1. The applicant requested clarity on the staff's concern. The staff agreed to edit the Issue section to include the underlined portion. This question will be sent as part of the formal request titled RAI 3.0.3-2a."
2. The applicant requested clarity on the staff's concern. No edits were proposed. This question will be sent as part of the formal request titled RAI 3.0.3-2a"
3. The applicant requested clarity on the staff's concern. The applicant requested the staff to edit the underlined portion, "when," to say "if' instead; the staff agreed to change the wording. This question will be sent as part of the formal request titled RAI 3.0.3-2a."
4. There was no discussion on this part of the draft request. This question will be sent as part of the formal request titled "RAI3.0.3-2a."
5. The applicant requested clarity on the staff's concern. The applicant felt that its response to part 2 would address part 5; the staff agreed to make that determination after the applicant has submitted its responses to this formal request. No edits were proposed. This question will be sent as part of the formal request titled "RAI 3.0.3-2a."
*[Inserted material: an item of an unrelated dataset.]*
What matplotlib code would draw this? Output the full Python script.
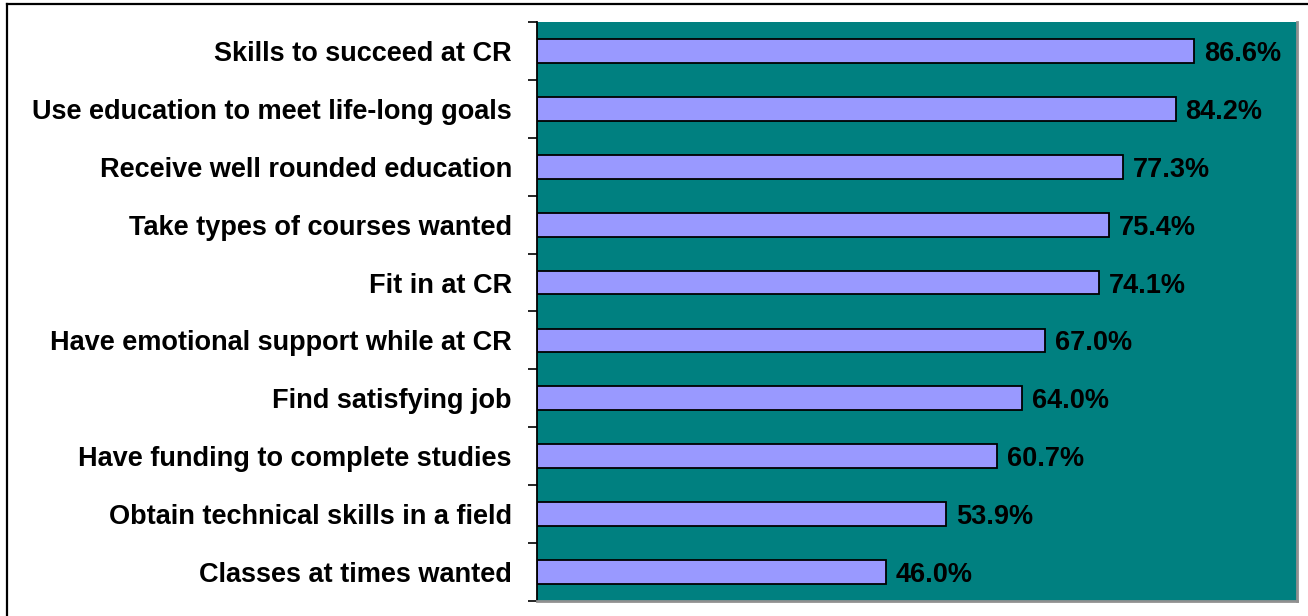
import matplotlib.pyplot as plt
from matplotlib.lines import Line2D
import numpy as np

# survey items, top to bottom as they appear in the chart
categories = [
    "Skills to succeed at CR",
    "Use education to meet life-long goals",
    "Receive well rounded education",
    "Take types of courses wanted",
    "Fit in at CR",
    "Have emotional support while at CR",
    "Find satisfying job",
    "Have funding to complete studies",
    "Obtain technical skills in a field",
    "Classes at times wanted",
]
percent = [86.6, 84.2, 77.3, 75.4, 74.1, 67.0, 64.0, 60.7, 53.9, 46.0]

plt.rcParams['font.family'] = ['Liberation Sans', 'DejaVu Sans']

fig = plt.figure(figsize=(13.08, 6.16), dpi=100)
ax = fig.add_axes([537 / 1308, 1 - 601 / 616, 760 / 1308, 579 / 616])
ax.set_facecolor('#008080')

n = len(categories)
y = np.arange(n)[::-1]
ax.barh(y, percent, height=0.41, color='#9999FF', edgecolor='black', linewidth=1.3)

for yi, v in zip(y, percent):
    ax.text(v + 1.3, yi, f"{v:.1f}%", va='center_baseline', ha='left',
            fontsize=19.5, fontweight='bold', color='black')

ax.set_xlim(0, 100.2)
ax.set_ylim(-0.5, n - 0.5)
ax.set_xticks([])

# labels on the category centres, tick marks on the boundaries
ax.set_yticks(y)
ax.set_yticklabels(categories, fontsize=19.5, fontweight='bold')
ax.tick_params(axis='y', which='major', length=0, pad=18)
ax.set_yticks(np.arange(-0.5, n, 1.0), minor=True)
ax.tick_params(axis='y', which='minor', length=6.5, width=1.2, color='black')

ax.spines['top'].set_visible(False)
ax.spines['left'].set_color('black')
ax.spines['left'].set_linewidth(1.3)
for s in ['right', 'bottom']:
    ax.spines[s].set_color('#909090')
    ax.spines[s].set_linewidth(2)

# outer frame lines (top and left edge of the picture)
fig.add_artist(Line2D([7 / 1308, 7 / 1308], [0, 1 - 4 / 616], transform=fig.transFigure,
                      color='black', linewidth=1.6))
fig.add_artist(Line2D([7 / 1308, 1], [1 - 4 / 616, 1 - 4 / 616], transform=fig.transFigure,
                      color='black', linewidth=1.6))

fig.savefig('out.png', dpi=100)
6. The applicant requested clarity on the staff's concern. No edits were proposed. This question will be sent as part of the formal request titled RAI 3.0.3-2a."
7. The applicant requested clarity on the staff's concern. No edits were proposed. This question will be sent as part of the formal request titled RAI 3.0.3-2a."
8. The applicant requested clarity on the staff's concern. After discussion, the Staff decided to delete the word "accelerated" from part Ba. This question will be sent as part of the formal request titled RAI 3.0.3-2a."